James Tytko enlisted the University of Cambridge's Xander Byrne to help with this question from Frank, who asks: "Have there been any studies on the effects of rocket launches on the greenhouse effect respiratory issues or general carcinogenic properties?"
In this episode
00:00 - Does space travel hurt the planet?
Does space travel hurt the planet?
It’s an interesting conundrum: how does funding for space exploration, which might well hold the solution to many of our problems, account for costs which may be inflicted on the environment? To help shed some light, I’ve enlisted Xander Byrne from the University of Cambridge’s Institute of Astronomy…
Xander - Thanks James. Frank’s question raises a few interesting points. Rocket launches do have an impact on the greenhouse effect - but it's actually not because of the greenhouse gases they emit.
A lot of rockets use kerosene as their fuel which releases CO2 when it's burned. But kerosene is also used to power jet engines. Whereas in a given week there might be 3 or 4 rocket launches, there will also be about 800,000 flights, so compared to that, rocket launches aren't a huge problem.
The difference is that in a rocket launch, the fuel has to be burned so quickly that we have what's called incomplete combustion. The fuel doesn't burn all the way, and you end up with a load of soot being released into the upper atmosphere.
James - You might not know that soot is actually the second-biggest contributor to global warming after greenhouse gases.
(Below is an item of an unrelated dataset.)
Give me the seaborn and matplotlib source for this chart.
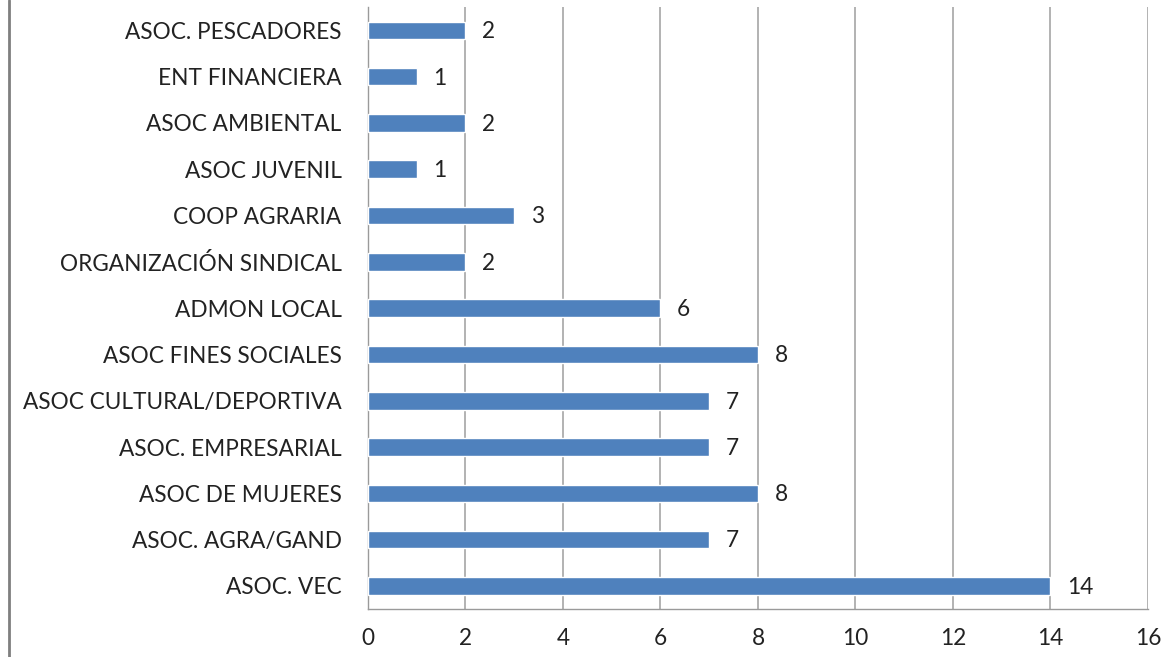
import matplotlib
matplotlib.use('Agg')
import matplotlib.pyplot as plt
import seaborn as sns
import pandas as pd
from matplotlib.lines import Line2D

# Data (top to bottom as shown)
categories = ['ASOC. PESCADORES', 'ENT FINANCIERA', 'ASOC AMBIENTAL', 'ASOC JUVENIL',
              'COOP AGRARIA', 'ORGANIZACIÓN SINDICAL', 'ADMON LOCAL', 'ASOC FINES SOCIALES',
              'ASOC CULTURAL/DEPORTIVA', 'ASOC. EMPRESARIAL', 'ASOC DE MUJERES',
              'ASOC. AGRA/GAND', 'ASOC. VEC']
counts = [2, 1, 2, 1, 3, 2, 6, 8, 7, 7, 8, 7, 14]
x_ticks = [0, 2, 4, 6, 8, 10, 12, 14, 16]

df = pd.DataFrame({'entidad': categories, 'n': counts})

sns.set_style('white')
plt.rcParams['font.family'] = ['Lato', 'DejaVu Sans']

fig = plt.figure(figsize=(11.69, 6.57), dpi=100)
ax = fig.add_axes([0.3148, 0.073, 0.982 - 0.3148, 0.989 - 0.073])

sns.barplot(data=df, x='n', y='entidad', order=categories, color='#4F81BD',
            saturation=1, width=0.38, ax=ax, zorder=3)

ax.set_xlim(0, 16)
ax.set_ylim(len(categories) - 0.5, -0.5)
ax.set_xticks(x_ticks)
ax.set_xticklabels([str(t) for t in x_ticks], fontsize=16.3, color='#222222')
ax.tick_params(axis='x', length=8, width=1, color='#9a9a9a', direction='out', pad=6)
ax.tick_params(axis='y', length=0, labelsize=16.3, labelcolor='#222222', pad=19)
ax.set_xlabel('')
ax.set_ylabel('')
ax.grid(True, axis='x', color='#a6a6a6', linewidth=1.2, zorder=0)

for s in ['top', 'right']:
    ax.spines[s].set_visible(False)
for s in ['left', 'bottom']:
    ax.spines[s].set_color('#9a9a9a')
    ax.spines[s].set_linewidth(1)

for i, v in enumerate(counts):
    ax.annotate(str(v), xy=(v, i), xytext=(12, -1), textcoords='offset points',
                va='center', ha='left', fontsize=16.3, color='#222222')

# outer frame line on the left
fig.add_artist(Line2D([9 / 1169, 9 / 1169], [0, 1], transform=fig.transFigure,
                      color='#7f7f7f', linewidth=2))

fig.savefig('out.png', dpi=100)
So although some rocket companies will say that the emissions of their rocket launches are much lower than from commercial flights, the amount of soot that they produce is really starting to have an effect, especially since it's partly being released way up in the stratosphere where it tends to stick around for a long time, interfering with the ozone layer and so on.
And the problems don’t stop there…
Xander - There's another fuel which is often used in rocket launches called UDMH (unsymmetrical dimethylhydrazine).
Now this is absolutely horrible stuff - it's very carcinogenic, but it doesn't actually need an ignition system, so it's very easy to power a rocket with it.
But just like kerosene, UDMH also doesn't usually burn completely.
So when the early stages of the rocket fall back to Earth, they often contain a lot of unburned UDMH which just gets spilled out into soil and rivers and so on.
James - In Kazakhstan - where a lot of Russian rockets launch from - they've found very high rates of cancer in towns hundreds of miles away from the launch sites.
So rockets which use this fuel are really bad for people living even remotely nearby.
But space exploration continues nevertheless: the potential upside is huge. After all, humanity’s innate urge to push the boundaries, to go where we haven’t before, has served us fairly well to this point.
Thanks for sending that one in, Frank.